Ficamos um bom tempo em silêncio. Meu coração ainda estava cheio de mágoa, raiva e um sentimento de traição me preenchia. Meu pai afagou minha cabeça e continuou.
- Não deixe que a raiva, a ira, o ciúme, a vingança tomem conta de seu coração. Se fizer isso não conseguirá amar ninguém nem será amado de verdade. Não queira que ninguém aja sempre do modo como você espera. Amar não é isso. Não queira tomar conta da vida, dos atos, dos gestos, das palavras das pessoas que você ama. Deixe que elas doem o que quiserem e tiverem para doar. Mas, se você desejar que uma pessoa ame exclusivamente a você, com certeza vai sofrer muito e nunca, nunca, será amado plenamente por ninguém.
- O senhor está falando como se fosse fácil. Sabe que não é...
- Sim, não é fácil, mas é o único caminho para a maturidade emocional. Se um dia você escolher uma mulher para amar, ame-a de verdade, faça o que sentir vontade de fazer e dê a ela a liberdade de amar você, do jeito que ela quiser ou souber. Se ela não souber, ensine-a com amor, com carinho. Se ela disser que não ama você, que não lhe quer mais e não lhe der mais atenção, então siga seu caminho, encontre outra pessoa. Mas seja como for, ame e deixe-se amar, não imponha regras, não imponha comportamentos. Isso não funciona. Procure sempre ver o valor da outra pessoa. Se você ama alguém que merece seu amor, então faça o que puder para conquista-la. Acho que foi assim que conseguir a melhor mulher do mundo ao meu lado... sua mãe, que me deu de presente você e seu irmão.

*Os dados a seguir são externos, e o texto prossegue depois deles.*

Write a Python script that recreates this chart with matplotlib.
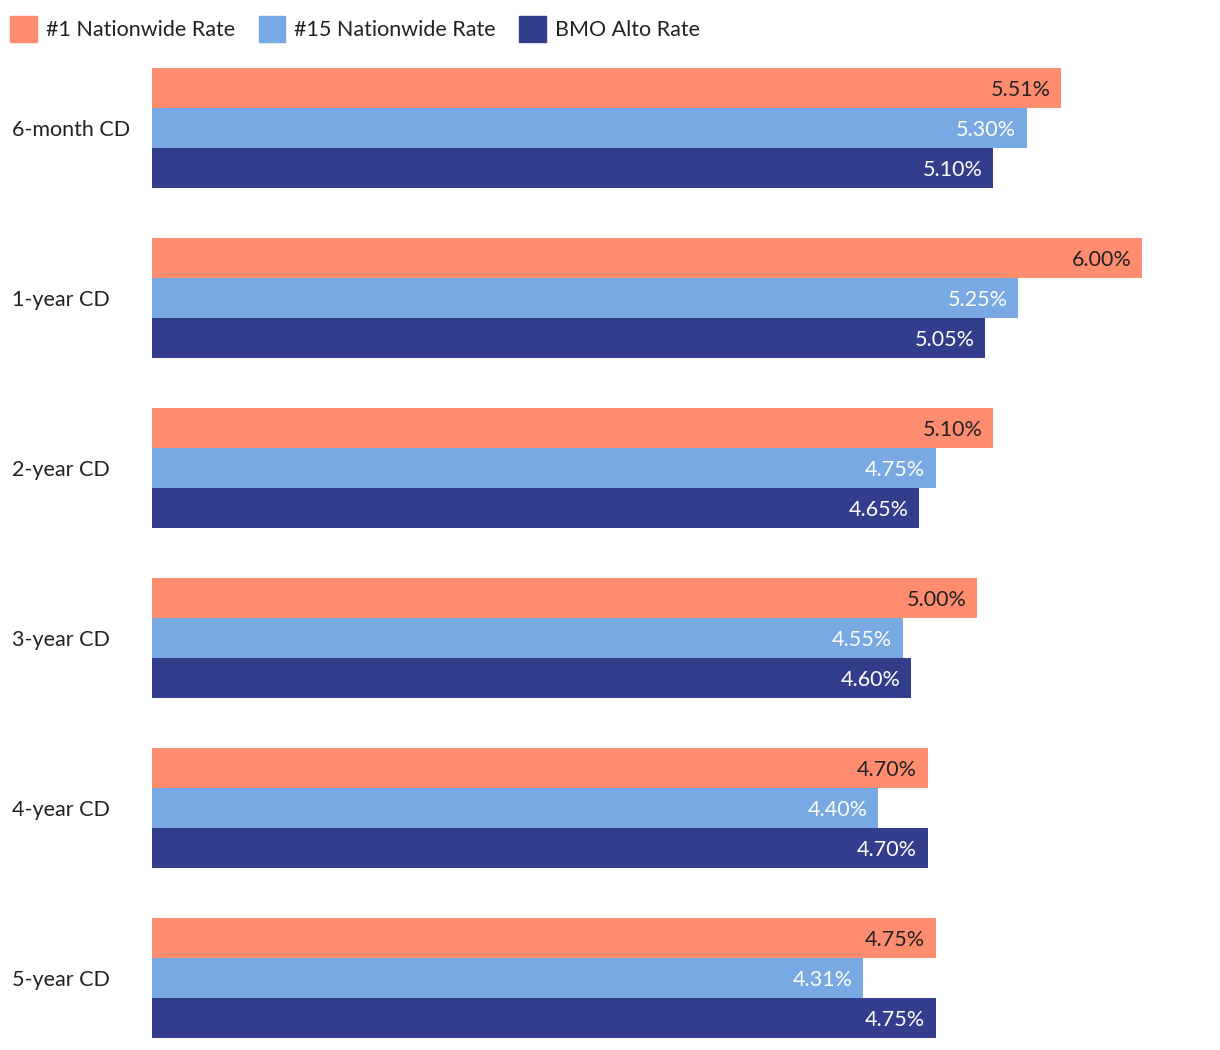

Abracei meu pai e pedi para ele me levar para ver minha ex-namorada – eu precisava pedir perdão a ela pelo que fiz. Também iria pedir perdão ao rapaz pois sequer eu sabia quem ele era. Ela não estava mais no pronto-socorro. Tinha recebido três pontos na testa e curativo. Nada havia se quebrado, felizmente. Soube também no hospital que o rapaz havia sofrido escoriações no rosto e nos braços, mas estava bem.
Os pais da moça não queriam chamá-la para falar comigo. Mas eu implorei tanto que eles a chamaram. Quando eu a vi, senti outra vez um enorme carinho por ela. Era a mulher que eu amava. O curativo horrível no lado direito do rosto e os olhos vermelhos provavelmente de tanto chorar não conseguiram ofuscar a beleza daquela menina. Tive vontade de me jogar aos pés dela pedir perdão... mas era melodramático demais... ela provavelmente nem acreditaria que era sincero o meu gesto.
Ela me olhou de cima a baixo e disse apenas algumas poucas frases que nunca irei esquecer enquanto viver.
- Mathias... eu amava muito você... o rapaz que você me viu abraçando hoje é meu primo que cresceu comigo e eu o não via há muitos anos... Por favor vá embora... eu nunca mais quero ver você, nunca mais... nunca mais!! Está ouvindo Mathias?
Eu nunca mais vi ou ouvi falar daquele menina que tanto amei. Se ela estiver lendo por acaso esta crônica, quero uma vez mais pedir-lhe perdão pois nem isso eu fui capaz de fazer naquele dia. Nem isso. Eu nunca soube se ela me perdoou. Provavelmente ela o fez algum dia. Mas é certo que jamais esqueceu da marca profunda que eu deixei em sua alma, muito além da pequena cicatriz deixada em seu rostinho lindo. Por favor... "......." perdoe-me, eu não sabia o que estava fazendo a você. Perdoe-me...
Esta uma das grandes lições que meu pai me deu até os dias de hoje.